STATED EXERCISE:
The lines to extract run from the first line of the material below to the line containing "years.forEach((y) => monthNames.forEach((m)", both included; leave the pictures behind.

MATERIAL PROVIDED:
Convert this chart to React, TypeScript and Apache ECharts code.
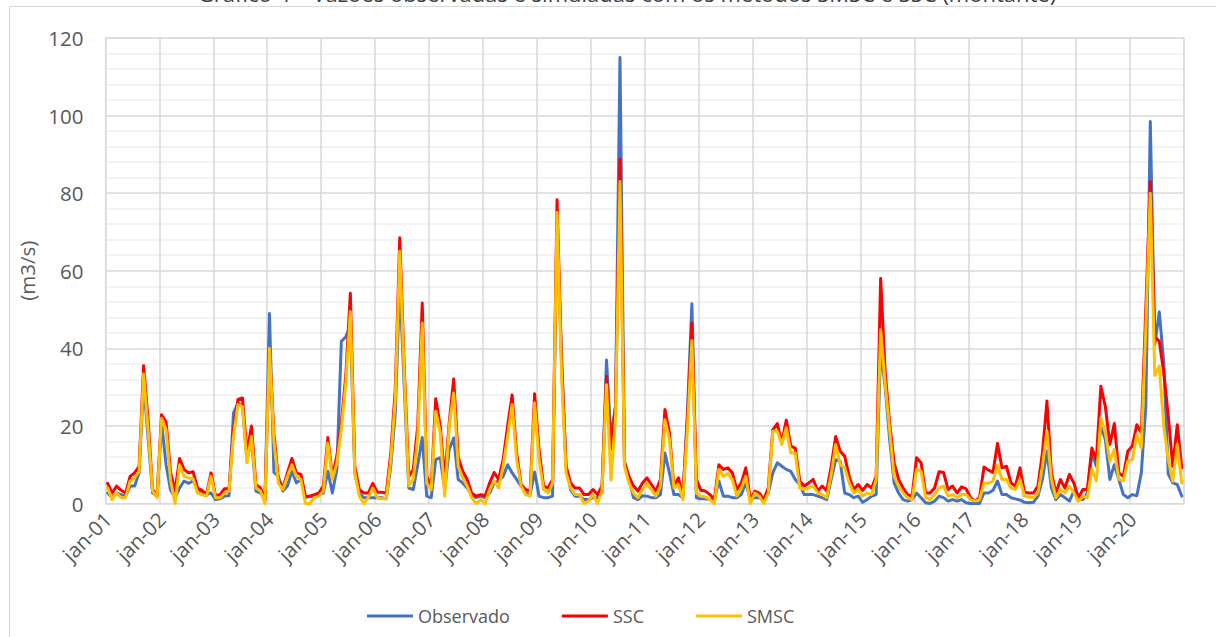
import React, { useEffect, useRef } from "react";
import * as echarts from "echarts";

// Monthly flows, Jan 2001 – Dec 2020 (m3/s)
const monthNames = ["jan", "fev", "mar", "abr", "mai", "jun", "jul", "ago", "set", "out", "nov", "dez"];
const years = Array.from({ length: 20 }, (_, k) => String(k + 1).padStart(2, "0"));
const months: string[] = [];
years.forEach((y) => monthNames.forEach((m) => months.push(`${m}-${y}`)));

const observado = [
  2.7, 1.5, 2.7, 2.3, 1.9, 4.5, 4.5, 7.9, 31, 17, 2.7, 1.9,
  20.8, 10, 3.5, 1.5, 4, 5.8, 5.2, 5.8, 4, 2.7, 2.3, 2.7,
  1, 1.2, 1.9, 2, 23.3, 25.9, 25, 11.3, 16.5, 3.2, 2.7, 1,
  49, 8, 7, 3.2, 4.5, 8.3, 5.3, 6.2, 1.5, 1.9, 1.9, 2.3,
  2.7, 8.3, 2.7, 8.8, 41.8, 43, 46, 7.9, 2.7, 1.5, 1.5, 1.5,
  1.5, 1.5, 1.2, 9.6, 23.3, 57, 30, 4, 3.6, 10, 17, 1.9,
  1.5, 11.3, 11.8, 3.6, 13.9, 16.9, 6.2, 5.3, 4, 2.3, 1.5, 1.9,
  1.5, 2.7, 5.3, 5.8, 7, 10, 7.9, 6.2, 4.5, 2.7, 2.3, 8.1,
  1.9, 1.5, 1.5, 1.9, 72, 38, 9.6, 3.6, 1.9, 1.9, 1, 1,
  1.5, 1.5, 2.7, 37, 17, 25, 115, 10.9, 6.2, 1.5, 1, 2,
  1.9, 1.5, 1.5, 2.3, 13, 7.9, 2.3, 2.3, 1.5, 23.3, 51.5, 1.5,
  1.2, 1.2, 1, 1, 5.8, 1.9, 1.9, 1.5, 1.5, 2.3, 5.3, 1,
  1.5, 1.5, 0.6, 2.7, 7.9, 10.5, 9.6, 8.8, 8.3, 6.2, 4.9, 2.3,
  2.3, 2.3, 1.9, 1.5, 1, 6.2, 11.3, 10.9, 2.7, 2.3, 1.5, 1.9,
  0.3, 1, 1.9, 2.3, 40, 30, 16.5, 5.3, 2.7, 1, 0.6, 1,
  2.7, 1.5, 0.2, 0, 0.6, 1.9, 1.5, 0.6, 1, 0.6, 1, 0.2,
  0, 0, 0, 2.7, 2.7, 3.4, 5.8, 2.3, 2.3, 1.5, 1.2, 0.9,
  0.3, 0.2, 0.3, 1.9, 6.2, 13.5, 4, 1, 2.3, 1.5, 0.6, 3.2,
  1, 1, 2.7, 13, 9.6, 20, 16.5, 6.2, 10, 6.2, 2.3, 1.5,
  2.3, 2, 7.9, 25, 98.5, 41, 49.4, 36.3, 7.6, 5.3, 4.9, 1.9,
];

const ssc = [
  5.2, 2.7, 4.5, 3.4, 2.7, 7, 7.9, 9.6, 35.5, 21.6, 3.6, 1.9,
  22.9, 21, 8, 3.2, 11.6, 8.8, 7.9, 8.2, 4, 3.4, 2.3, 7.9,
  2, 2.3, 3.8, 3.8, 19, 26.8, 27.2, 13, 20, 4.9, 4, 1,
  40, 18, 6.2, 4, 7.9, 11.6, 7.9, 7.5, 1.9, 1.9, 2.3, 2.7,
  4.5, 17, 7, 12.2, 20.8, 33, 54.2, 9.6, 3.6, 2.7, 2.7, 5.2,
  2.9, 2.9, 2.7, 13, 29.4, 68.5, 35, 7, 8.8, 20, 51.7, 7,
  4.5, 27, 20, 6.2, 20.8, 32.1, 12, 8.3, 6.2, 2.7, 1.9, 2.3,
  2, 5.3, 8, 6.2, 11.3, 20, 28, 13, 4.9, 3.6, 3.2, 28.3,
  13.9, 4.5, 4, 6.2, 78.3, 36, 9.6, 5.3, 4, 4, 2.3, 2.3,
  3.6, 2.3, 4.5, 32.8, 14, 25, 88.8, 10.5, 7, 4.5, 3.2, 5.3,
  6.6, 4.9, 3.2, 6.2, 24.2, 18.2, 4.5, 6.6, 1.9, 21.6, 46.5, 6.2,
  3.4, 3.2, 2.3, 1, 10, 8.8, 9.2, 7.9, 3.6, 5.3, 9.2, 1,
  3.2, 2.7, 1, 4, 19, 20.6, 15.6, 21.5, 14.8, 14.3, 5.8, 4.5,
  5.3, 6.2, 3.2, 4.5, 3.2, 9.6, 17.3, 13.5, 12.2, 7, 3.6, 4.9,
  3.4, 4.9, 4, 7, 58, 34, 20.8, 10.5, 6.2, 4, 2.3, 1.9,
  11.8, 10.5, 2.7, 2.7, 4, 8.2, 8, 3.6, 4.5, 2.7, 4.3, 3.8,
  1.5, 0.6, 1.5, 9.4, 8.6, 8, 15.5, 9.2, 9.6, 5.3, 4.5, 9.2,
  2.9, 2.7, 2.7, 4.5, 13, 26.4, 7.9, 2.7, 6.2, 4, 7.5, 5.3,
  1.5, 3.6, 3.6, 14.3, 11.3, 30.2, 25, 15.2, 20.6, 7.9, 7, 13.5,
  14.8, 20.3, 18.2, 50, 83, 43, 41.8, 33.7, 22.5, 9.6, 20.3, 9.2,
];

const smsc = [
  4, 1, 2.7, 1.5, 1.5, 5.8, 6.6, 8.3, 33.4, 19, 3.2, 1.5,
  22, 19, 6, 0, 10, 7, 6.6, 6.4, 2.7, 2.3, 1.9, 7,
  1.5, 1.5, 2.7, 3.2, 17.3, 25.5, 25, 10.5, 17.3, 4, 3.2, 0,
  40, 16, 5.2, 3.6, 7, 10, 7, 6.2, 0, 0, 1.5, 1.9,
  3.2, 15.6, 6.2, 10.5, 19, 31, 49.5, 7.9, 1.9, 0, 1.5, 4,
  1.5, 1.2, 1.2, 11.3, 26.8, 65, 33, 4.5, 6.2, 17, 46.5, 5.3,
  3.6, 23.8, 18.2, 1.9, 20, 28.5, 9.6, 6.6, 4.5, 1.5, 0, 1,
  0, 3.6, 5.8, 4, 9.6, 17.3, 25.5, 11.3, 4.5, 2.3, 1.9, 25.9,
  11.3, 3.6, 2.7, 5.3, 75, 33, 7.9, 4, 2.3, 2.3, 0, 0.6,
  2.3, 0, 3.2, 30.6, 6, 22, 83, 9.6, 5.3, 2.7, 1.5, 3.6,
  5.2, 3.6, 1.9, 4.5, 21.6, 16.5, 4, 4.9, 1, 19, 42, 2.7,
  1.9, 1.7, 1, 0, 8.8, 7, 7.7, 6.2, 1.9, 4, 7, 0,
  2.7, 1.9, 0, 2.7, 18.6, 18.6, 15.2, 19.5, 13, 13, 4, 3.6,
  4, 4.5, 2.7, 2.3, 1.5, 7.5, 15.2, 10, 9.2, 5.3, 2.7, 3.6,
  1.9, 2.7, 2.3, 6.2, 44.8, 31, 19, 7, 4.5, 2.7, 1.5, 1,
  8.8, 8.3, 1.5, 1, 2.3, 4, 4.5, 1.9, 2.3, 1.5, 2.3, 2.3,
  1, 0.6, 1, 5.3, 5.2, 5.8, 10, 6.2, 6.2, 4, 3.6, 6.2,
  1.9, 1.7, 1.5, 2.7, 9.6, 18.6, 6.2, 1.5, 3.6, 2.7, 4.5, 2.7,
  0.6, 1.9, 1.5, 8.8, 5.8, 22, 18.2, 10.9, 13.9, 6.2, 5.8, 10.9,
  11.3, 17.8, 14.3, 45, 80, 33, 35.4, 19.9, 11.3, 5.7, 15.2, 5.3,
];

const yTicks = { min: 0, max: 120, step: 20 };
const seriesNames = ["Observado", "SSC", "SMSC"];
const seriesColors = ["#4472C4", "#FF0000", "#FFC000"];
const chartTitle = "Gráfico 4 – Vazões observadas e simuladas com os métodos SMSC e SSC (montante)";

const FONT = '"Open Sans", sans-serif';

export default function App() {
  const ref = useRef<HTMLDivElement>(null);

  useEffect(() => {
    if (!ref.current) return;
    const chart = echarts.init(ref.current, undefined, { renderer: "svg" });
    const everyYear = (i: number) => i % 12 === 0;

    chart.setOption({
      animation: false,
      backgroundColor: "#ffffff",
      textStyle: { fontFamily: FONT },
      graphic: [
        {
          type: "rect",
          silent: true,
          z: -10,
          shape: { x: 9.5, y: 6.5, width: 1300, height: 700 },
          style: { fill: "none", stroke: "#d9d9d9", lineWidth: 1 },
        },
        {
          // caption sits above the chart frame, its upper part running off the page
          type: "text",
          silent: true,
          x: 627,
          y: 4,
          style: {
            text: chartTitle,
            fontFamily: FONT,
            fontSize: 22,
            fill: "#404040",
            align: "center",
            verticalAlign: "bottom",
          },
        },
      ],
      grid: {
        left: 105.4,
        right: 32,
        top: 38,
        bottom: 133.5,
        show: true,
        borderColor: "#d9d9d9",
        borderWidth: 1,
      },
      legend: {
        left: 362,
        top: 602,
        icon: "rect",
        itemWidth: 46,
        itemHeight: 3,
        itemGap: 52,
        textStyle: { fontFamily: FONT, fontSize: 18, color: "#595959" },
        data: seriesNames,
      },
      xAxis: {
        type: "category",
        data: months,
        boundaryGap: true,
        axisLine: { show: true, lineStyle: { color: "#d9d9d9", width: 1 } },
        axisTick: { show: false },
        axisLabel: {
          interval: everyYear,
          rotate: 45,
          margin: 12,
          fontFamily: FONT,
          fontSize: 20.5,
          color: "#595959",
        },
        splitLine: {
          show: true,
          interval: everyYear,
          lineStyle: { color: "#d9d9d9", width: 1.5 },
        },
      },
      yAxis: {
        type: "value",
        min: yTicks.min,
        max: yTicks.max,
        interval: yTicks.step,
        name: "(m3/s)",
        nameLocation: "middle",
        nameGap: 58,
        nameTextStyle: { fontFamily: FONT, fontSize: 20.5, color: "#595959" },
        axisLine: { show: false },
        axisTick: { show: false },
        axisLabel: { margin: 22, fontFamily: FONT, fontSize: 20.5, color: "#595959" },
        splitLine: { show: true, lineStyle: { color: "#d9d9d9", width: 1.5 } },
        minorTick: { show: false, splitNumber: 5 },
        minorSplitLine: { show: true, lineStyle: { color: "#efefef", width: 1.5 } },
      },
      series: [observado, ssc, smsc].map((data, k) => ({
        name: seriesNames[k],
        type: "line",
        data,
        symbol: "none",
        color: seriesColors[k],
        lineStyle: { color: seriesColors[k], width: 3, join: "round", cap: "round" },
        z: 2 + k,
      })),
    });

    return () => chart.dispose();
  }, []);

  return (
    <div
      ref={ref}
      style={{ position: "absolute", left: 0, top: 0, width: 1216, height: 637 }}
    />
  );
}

EXERCISE OUTPUT:
Convert this chart to React, TypeScript and Apache ECharts code.
import React, { useEffect, useRef } from "react";
import * as echarts from "echarts";

// Monthly flows, Jan 2001 – Dec 2020 (m3/s)
const monthNames = ["jan", "fev", "mar", "abr", "mai", "jun", "jul", "ago", "set", "out", "nov", "dez"];
const years = Array.from({ length: 20 }, (_, k) => String(k + 1).padStart(2, "0"));
const months: string[] = [];
years.forEach((y) => monthNames.forEach((m) => months.push(`${m}-${y}`)));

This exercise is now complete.